Other idea generation techniques:
Look out for companies that fell out of favour and are part of the small and micro-cap now due to an industry or global event but these are strong balance sheet companies.

Asking the right questions of small-cap prospects
·         Did a company pass the right screen for the wrong reason?
·         Do the financial statements raise any red flags?
·         Who has been buying and selling the shares?
·         What is the management's attitude toward outside shareholders?
·         What are the shares relative to their historical range?
·         Understand the subjective qualities of the business.

Chapter 8: Special Situations

This is a different category of investment. The interesting part of the books is the source for identifying special situations.



Questions to ask--
·         What is the source of potential inefficiency
·         What is the margin of safety
·         What is the path of value creation

NOTE: Special situation is very difficult and different. Its best suited for private equity or hedge funds or for activist investor.

Chapter 9: Equity Stubs

This chapter basically dwells in the highly leveraged companies’ space and how to profit out of them.
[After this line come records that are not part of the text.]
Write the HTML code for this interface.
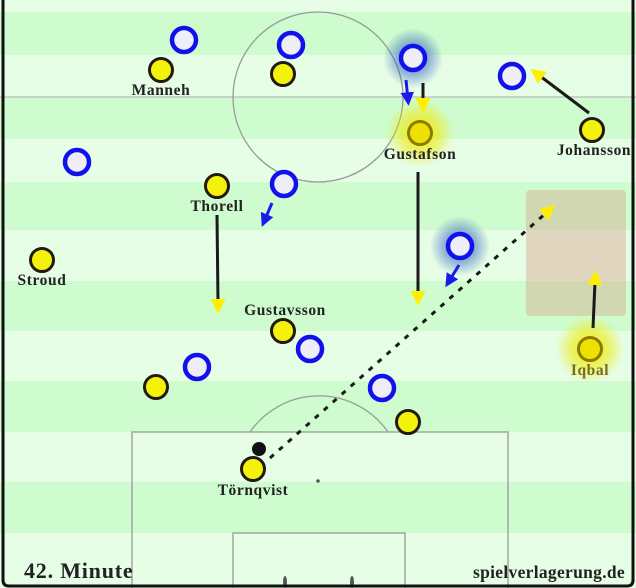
<!DOCTYPE html>
<html><head><meta charset="utf-8"><style>
html,body{margin:0;padding:0;background:#fff}
svg{display:block}
text{font-family:"Liberation Serif",serif;font-weight:bold;fill:#222}
</style></head><body>
<svg width="636" height="588" viewBox="0 0 636 588" xmlns="http://www.w3.org/2000/svg">
<defs>
<radialGradient id="gy"><stop offset="0" stop-color="#f0ea00" stop-opacity="0.95"/><stop offset="0.55" stop-color="#f0ea00" stop-opacity="0.55"/><stop offset="1" stop-color="#f0ea00" stop-opacity="0"/></radialGradient>
<radialGradient id="gb"><stop offset="0" stop-color="#1040c0" stop-opacity="0.85"/><stop offset="0.55" stop-color="#3060c0" stop-opacity="0.45"/><stop offset="1" stop-color="#3060c0" stop-opacity="0"/></radialGradient>
<marker id="ay" viewBox="0 0 10 10" refX="2" refY="5" markerWidth="5" markerHeight="5" orient="auto" markerUnits="strokeWidth"><path d="M0,0 L10,5 L0,10 z" fill="#ffee00"/></marker>
<marker id="ab" viewBox="0 0 10 10" refX="2" refY="5" markerWidth="4.5" markerHeight="4.5" orient="auto" markerUnits="strokeWidth"><path d="M0,0 L10,5 L0,10 z" fill="#1a1aee"/></marker>
</defs>
<rect width="636" height="588" fill="#e6fde6"/>
<g fill="#cffccf">
<rect x="0" y="12" width="636" height="43"/>
<rect x="0" y="97" width="636" height="42"/>
<rect x="0" y="182" width="636" height="48"/>
<rect x="0" y="281" width="636" height="50"/>
<rect x="0" y="381" width="636" height="51"/>
<rect x="0" y="482" width="636" height="51"/>
</g>
<g fill="none" stroke="#999" stroke-width="1.3">
<line x1="0" y1="97" x2="636" y2="97" stroke="#bbb"/>
<circle cx="318" cy="97" r="85"/>
<rect x="132" y="432" width="376" height="170"/>
<rect x="233" y="533" width="172" height="70"/>
<path d="M250,432 A84,84 0 0 1 388,432"/>
</g>
<circle cx="318" cy="481" r="1.8" fill="#555"/>
<ellipse cx="285" cy="582" rx="2" ry="6" fill="#555"/>
<ellipse cx="352" cy="582" rx="2" ry="6" fill="#555"/>
<rect x="526" y="190" width="100" height="126" rx="4" fill="rgba(215,130,110,0.3)"/>
<!-- glows -->
<circle cx="413" cy="58" r="30" fill="url(#gb)"/>
<circle cx="460" cy="246" r="30" fill="url(#gb)"/>
<circle cx="420" cy="133" r="34" fill="url(#gy)"/>
<circle cx="590" cy="349" r="34" fill="url(#gy)"/>
<!-- arrows -->
<g stroke="#1a1a1a" stroke-width="3" fill="none">
<line x1="423" y1="83" x2="423" y2="101" marker-end="url(#ay)"/>
<line x1="589" y1="113" x2="540" y2="76" marker-end="url(#ay)"/>
<line x1="418" y1="172" x2="418" y2="294" marker-end="url(#ay)"/>
<line x1="217" y1="215" x2="218" y2="302" marker-end="url(#ay)"/>
<line x1="593" y1="328" x2="595" y2="282" marker-end="url(#ay)"/>
<line x1="270" y1="458" x2="546" y2="213" stroke-dasharray="5,7" marker-end="url(#ay)"/>
</g>
<g stroke="#1a1aee" stroke-width="3" fill="none">
<line x1="406" y1="80" x2="407.5" y2="95" marker-end="url(#ab)"/>
<line x1="272" y1="203" x2="266" y2="217" marker-end="url(#ab)"/>
<line x1="459" y1="265" x2="451" y2="278" marker-end="url(#ab)"/>
</g>
<!-- blue players -->
<g fill="#eeeef8" stroke="#1111ee" stroke-width="4.5">
<circle cx="184" cy="40" r="12"/>
<circle cx="291" cy="45" r="12"/>
<circle cx="413" cy="58" r="12"/>
<circle cx="512" cy="76" r="12"/>
<circle cx="77" cy="162" r="12"/>
<circle cx="284" cy="184" r="12"/>
<circle cx="460" cy="246" r="12"/>
<circle cx="310" cy="349" r="12"/>
<circle cx="197" cy="367" r="12"/>
<circle cx="382" cy="388" r="12"/>
</g>
<!-- yellow players -->
<g fill="#f2f20a" stroke="#221a10" stroke-width="3">
<circle cx="161" cy="70" r="11.5"/>
<circle cx="283" cy="74" r="11.5"/>
<circle cx="592" cy="130" r="11.5"/>
<circle cx="217" cy="186" r="11.5"/>
<circle cx="42" cy="260" r="11.5"/>
<circle cx="283" cy="331" r="11.5"/>
<circle cx="156" cy="387" r="11.5"/>
<circle cx="408" cy="422" r="11.5"/>
<circle cx="253" cy="469" r="11.5"/>
</g>
<g fill="#eee000" stroke="#8a7a00" stroke-width="3">
<circle cx="420" cy="133" r="11.5"/>
<circle cx="590" cy="349" r="11.5"/>
</g>
<circle cx="259" cy="449" r="7" fill="#111"/>
<g font-size="15.5" text-anchor="middle" letter-spacing="0.6">
<text x="161" y="95">Manneh</text>
<text x="420" y="159">Gustafson</text>
<text x="594" y="155">Johansson</text>
<text x="217" y="211">Thorell</text>
<text x="42" y="285">Stroud</text>
<text x="285" y="315">Gustavsson</text>
<text x="590" y="375" style="fill:#7a6a20">Iqbal</text>
<text x="253" y="495">Törnqvist</text>
</g>
<text x="24" y="578" font-size="22" letter-spacing="0.8">42. Minute</text>
<text x="625" y="578" font-size="17.5" text-anchor="end" letter-spacing="0.3">spielverlagerung.de</text>
<path d="M3,0 V580 Q3,586 9,586 H627 Q633,586 633,580 V0" fill="none" stroke="#111" stroke-width="3"/>
</svg>
</body></html>
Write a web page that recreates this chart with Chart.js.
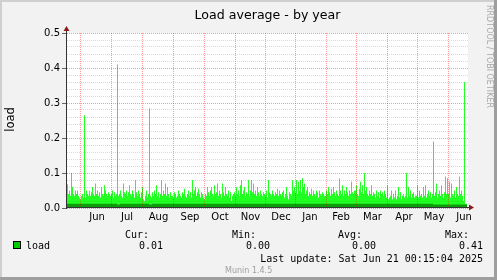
<!DOCTYPE html>
<html><head><meta charset="utf-8">
<script src="https://cdn.jsdelivr.net/npm/chart.js@4"></script>
<style>html,body{margin:0;padding:0;background:#f2f2f2;}canvas{display:block;}</style>
</head><body>
<canvas id="c" width="497" height="280"></canvas>
<script>
// ---- data (x = consolidated sample index, one per plot column, from mid-May 2024) ----
const monthLabels = ['Jun','Jul','Aug','Sep','Oct','Nov','Dec','Jan','Feb','Mar','Apr','May','Jun'];
const monthStartSamples = [13,44,75,106,137,168,198,228,259,289,320,350,381];
const monthLabelSamples = [30,60,91.5,123,153,183.5,214,243,274,305.5,337,367,397];
const yTickLabels = ['0.0','0.1','0.2','0.3','0.4','0.5'];

// peak load per sample (bright green area)
const loadMax = [].concat(
  [0.045,0.068,0.04,0.05,0.035,0.10,0.06,0.04,0.035,0.05,0.04,0.05,0.035],                       // May
  [0.03,0.025,0.035,0.04,0.03,0.265,0.03,0.05,0.04,0.035,0.05,0.035,0.045,0.06,0.04,0.035,0.07,0.04,0.05,0.035,0.045,0.03,0.06,0.04,0.035,0.065,0.05,0.04,0.035,0.045,0.04], // Jun
  [0.035,0.04,0.05,0.03,0.045,0.035,0.04,0.41,0.035,0.04,0.05,0.035,0.03,0.07,0.045,0.04,0.05,0.035,0.045,0.065,0.04,0.035,0.05,0.04,0.03,0.08,0.045,0.035,0.05,0.04,0.03], // Jul
  [0.045,0.06,0.025,0.02,0.035,0.05,0.03,0.04,0.285,0.035,0.03,0.045,0.035,0.05,0.04,0.065,0.035,0.045,0.03,0.04,0.08,0.035,0.05,0.04,0.07,0.035,0.06,0.04,0.03,0.045,0.035], // Aug
  [0.035,0.03,0.045,0.04,0.03,0.035,0.05,0.04,0.035,0.03,0.045,0.04,0.055,0.035,0.03,0.04,0.05,0.035,0.045,0.03,0.08,0.04,0.05,0.06,0.035,0.045,0.055,0.04,0.03,0.045,0.04], // Sep
  [0.03,0.025,0.04,0.035,0.06,0.045,0.035,0.05,0.06,0.04,0.035,0.065,0.04,0.045,0.07,0.035,0.05,0.04,0.03,0.07,0.045,0.035,0.06,0.04,0.035,0.05,0.03,0.045,0.02,0.035,0.04], // Oct
  [0.045,0.035,0.06,0.04,0.05,0.035,0.065,0.08,0.04,0.05,0.06,0.035,0.045,0.04,0.08,0.035,0.05,0.08,0.045,0.07,0.04,0.05,0.035,0.06,0.045,0.035,0.05,0.04,0.035,0.045], // Nov
  [0.04,0.035,0.05,0.03,0.08,0.045,0.04,0.035,0.05,0.04,0.035,0.045,0.04,0.055,0.035,0.05,0.04,0.035,0.045,0.05,0.03,0.04,0.06,0.035,0.025,0.045,0.04,0.035,0.08,0.05], // Dec
  [0.06,0.045,0.08,0.04,0.075,0.05,0.08,0.045,0.085,0.06,0.07,0.04,0.05,0.06,0.035,0.045,0.04,0.055,0.035,0.05,0.04,0.035,0.05,0.045,0.03,0.05,0.04,0.035,0.045,0.04,0.035], // Jan
  [0.035,0.05,0.04,0.06,0.045,0.035,0.055,0.04,0.06,0.045,0.035,0.05,0.04,0.035,0.085,0.05,0.04,0.065,0.035,0.05,0.04,0.06,0.045,0.035,0.05,0.04,0.075,0.045,0.04,0.05], // Feb
  [0.05,0.065,0.04,0.035,0.055,0.075,0.045,0.065,0.04,0.1,0.05,0.06,0.04,0.035,0.05,0.04,0.065,0.035,0.045,0.04,0.03,0.05,0.035,0.045,0.03,0.05,0.04,0.045,0.035,0.05,0.04], // Mar
  [0.03,0.065,0.025,0.03,0.035,0.05,0.025,0.04,0.03,0.05,0.025,0.035,0.06,0.03,0.045,0.025,0.035,0.04,0.03,0.035,0.1,0.03,0.06,0.035,0.05,0.03,0.04,0.045,0.03,0.035], // Apr
  [0.035,0.065,0.03,0.05,0.035,0.04,0.03,0.06,0.035,0.065,0.03,0.04,0.05,0.035,0.045,0.03,0.04,0.19,0.035,0.045,0.07,0.03,0.04,0.05,0.035,0.065,0.04,0.03,0.045,0.09,0.04], // May
  [0.085,0.04,0.075,0.03,0.07,0.04,0.035,0.05,0.03,0.06,0.04,0.035,0.09,0.04,0.05,0.035,0.02,0.36,0.012] // Jun
);
// average load (dark green band at the bottom)
const avgSamples = [0,    50,    53,    82,    85,    366,   369,   400];
const avgValues  = [0.01, 0.012, 0.01,  0.012, 0.01,  0.012, 0.01,  0.01];

const statLabels = ['Cur:','Min:','Avg:','Max:'];
const statValues = ['0.01','0.00','0.00','0.41'];

// ---- chart ----
const isMajor = v => Math.abs(v*10 - Math.round(v*10)) < 1e-6;
const maxPoints = loadMax.map((v,i)=>({x:i,y:v})).concat([{x:loadMax.length, y:loadMax[loadMax.length-1]}]);
const avgPoints = avgSamples.map((d,i)=>({x:d,y:avgValues[i]}));

const deco = {
  id:'deco',
  beforeDraw(chart){
    const ctx=chart.ctx, a=chart.chartArea;
    ctx.save();
    ctx.fillStyle='#f2f2f2'; ctx.fillRect(0,0,497,280);
    ctx.fillStyle='#cfcfcf'; ctx.fillRect(0,0,497,2); ctx.fillRect(0,0,2,280);
    ctx.fillStyle='#9e9e9e'; ctx.fillRect(0,277,497,3); ctx.fillRect(494,0,3,280);
    ctx.fillStyle='#ffffff'; ctx.fillRect(a.left,a.top,a.right-a.left,a.bottom-a.top);
    ctx.restore();
  },
  afterDraw(chart){
    const ctx=chart.ctx, a=chart.chartArea;
    ctx.save();
    // axes
    ctx.strokeStyle='#333'; ctx.lineWidth=1;
    ctx.beginPath(); ctx.moveTo(a.left-0.5,a.bottom+1); ctx.lineTo(a.left-0.5,a.top-4); ctx.stroke();
    ctx.beginPath(); ctx.moveTo(a.left-1,a.bottom-0.5); ctx.lineTo(a.right+3,a.bottom-0.5); ctx.stroke();
    ctx.fillStyle='#8b1a1a';
    ctx.beginPath(); ctx.moveTo(a.left-0.5,a.top-7); ctx.lineTo(a.left-3.5,a.top-2); ctx.lineTo(a.left+2.5,a.top-2); ctx.closePath(); ctx.fill();
    ctx.beginPath(); ctx.moveTo(a.right+6,a.bottom-0.5); ctx.lineTo(a.right+1,a.bottom-3.5); ctx.lineTo(a.right+1,a.bottom+2.5); ctx.closePath(); ctx.fill();
    // title
    ctx.fillStyle='#000'; ctx.font='12.6px "DejaVu Sans"'; ctx.textAlign='center'; ctx.textBaseline='alphabetic';
    ctx.fillText('Load average - by year',(a.left+a.right)/2,18.5);
    // vertical credit
    ctx.save(); ctx.translate(487,5); ctx.rotate(Math.PI/2);
    ctx.fillStyle='#a8a8a8'; ctx.font='8px "DejaVu Sans"'; ctx.textAlign='left'; ctx.textBaseline='alphabetic';
    ctx.fillText('RRDTOOL / TOBI OETIKER',0,0); ctx.restore();
    // y label
    ctx.save(); ctx.translate(13.5,119.5); ctx.rotate(-Math.PI/2);
    ctx.fillStyle='#000'; ctx.font='11.5px "DejaVu Sans"'; ctx.textAlign='center'; ctx.textBaseline='alphabetic';
    ctx.fillText('load',0,0); ctx.restore();
    // legend
    ctx.fillStyle='#00cc00'; ctx.fillRect(13.5,241.5,7,7);
    ctx.strokeStyle='#000'; ctx.strokeRect(13.5,241.5,7,7);
    ctx.fillStyle='#000'; ctx.font='10px "DejaVu Sans Mono"'; ctx.textAlign='left';
    ctx.fillText('load',26,248.5);
    const labR=[149,256,362,469], valR=[163,270,376,483];
    ctx.textAlign='right';
    statLabels.forEach((s,i)=>ctx.fillText(s,labR[i],237.5));
    statValues.forEach((s,i)=>ctx.fillText(s,valR[i],248.5));
    ctx.fillText('Last update: Sat Jun 21 00:15:04 2025',483,261.5);
    ctx.fillStyle='#a0a0a0'; ctx.font='8px "DejaVu Sans"'; ctx.textAlign='left';
    ctx.fillText('Munin 1.4.5',225,272.5);
    ctx.restore();
  }
};

new Chart(document.getElementById('c'), {
  type:'line',
  data:{ datasets:[
    { label:'avg', data:avgPoints, stepped:'after', fill:'origin', backgroundColor:'#0c9c0c', borderColor:'rgba(0,0,0,0)', borderWidth:0, pointRadius:0, xAxisID:'x', yAxisID:'y' },
    { label:'load', data:maxPoints, stepped:'after', fill:'origin', backgroundColor:'#22ff22', borderColor:'rgba(0,0,0,0)', borderWidth:0, pointRadius:0, xAxisID:'x', yAxisID:'y' }
  ]},
  options:{
    responsive:false, animation:false, devicePixelRatio:1,
    layout:{ padding:{ top:33, right:29, left:0, bottom:0 } },
    plugins:{ legend:{display:false}, tooltip:{enabled:false} },
    scales:{
      x:{ type:'linear', min:0, max:401, position:'bottom',
        afterBuildTicks(s){ s.ticks = monthStartSamples.map(v=>({value:v})); },
        afterFit(s){ s.height = 0; },
        ticks:{ display:false },
        grid:{ color:'rgba(255,0,0,0.4)', drawTicks:false, lineWidth:1, z:1 },
        border:{ display:false, dash:[1,1] } },
      x2:{ type:'linear', min:0, max:401, position:'bottom',
        afterBuildTicks(s){ s.ticks = monthLabelSamples.map(v=>({value:v})); },
        afterFit(s){ s.height = 72; },
        ticks:{ autoSkip:false, maxRotation:0, padding:3, color:'#000', font:{family:'DejaVu Sans', size:10},
          callback:(v,i)=>monthLabels[i] },
        grid:{ display:false, drawTicks:false },
        border:{ display:false } },
      y:{ min:0, max:0.5,
        afterFit(s){ s.width = 67; },
        ticks:{ stepSize:0.02, autoSkip:false, padding:2, color:'#000', font:{family:'DejaVu Sans', size:10},
          callback:v=> isMajor(v) ? yTickLabels[Math.round(v*10)] : '' },
        grid:{ color:c=> isMajor(c.tick.value) ? 'rgba(255,0,0,0.4)' : 'rgba(128,128,128,0.3)',
          tickColor:c=> isMajor(c.tick.value) ? '#666' : 'rgba(0,0,0,0)', tickLength:5, lineWidth:1, z:1 },
        border:{ display:false, dash:[1,1] } }
    }
  },
  plugins:[deco]
});
</script>
</body></html>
NOTE: I believe it's more near to special situation and should be treated like one. Individual companies have to understood in the context of their industry and one has to understand how the company got there and the management's way out.

Chapter 10: International investing

It is well written but the message is more relevant for American investor but it should be read for interesting observation in understanding Japanese businesses.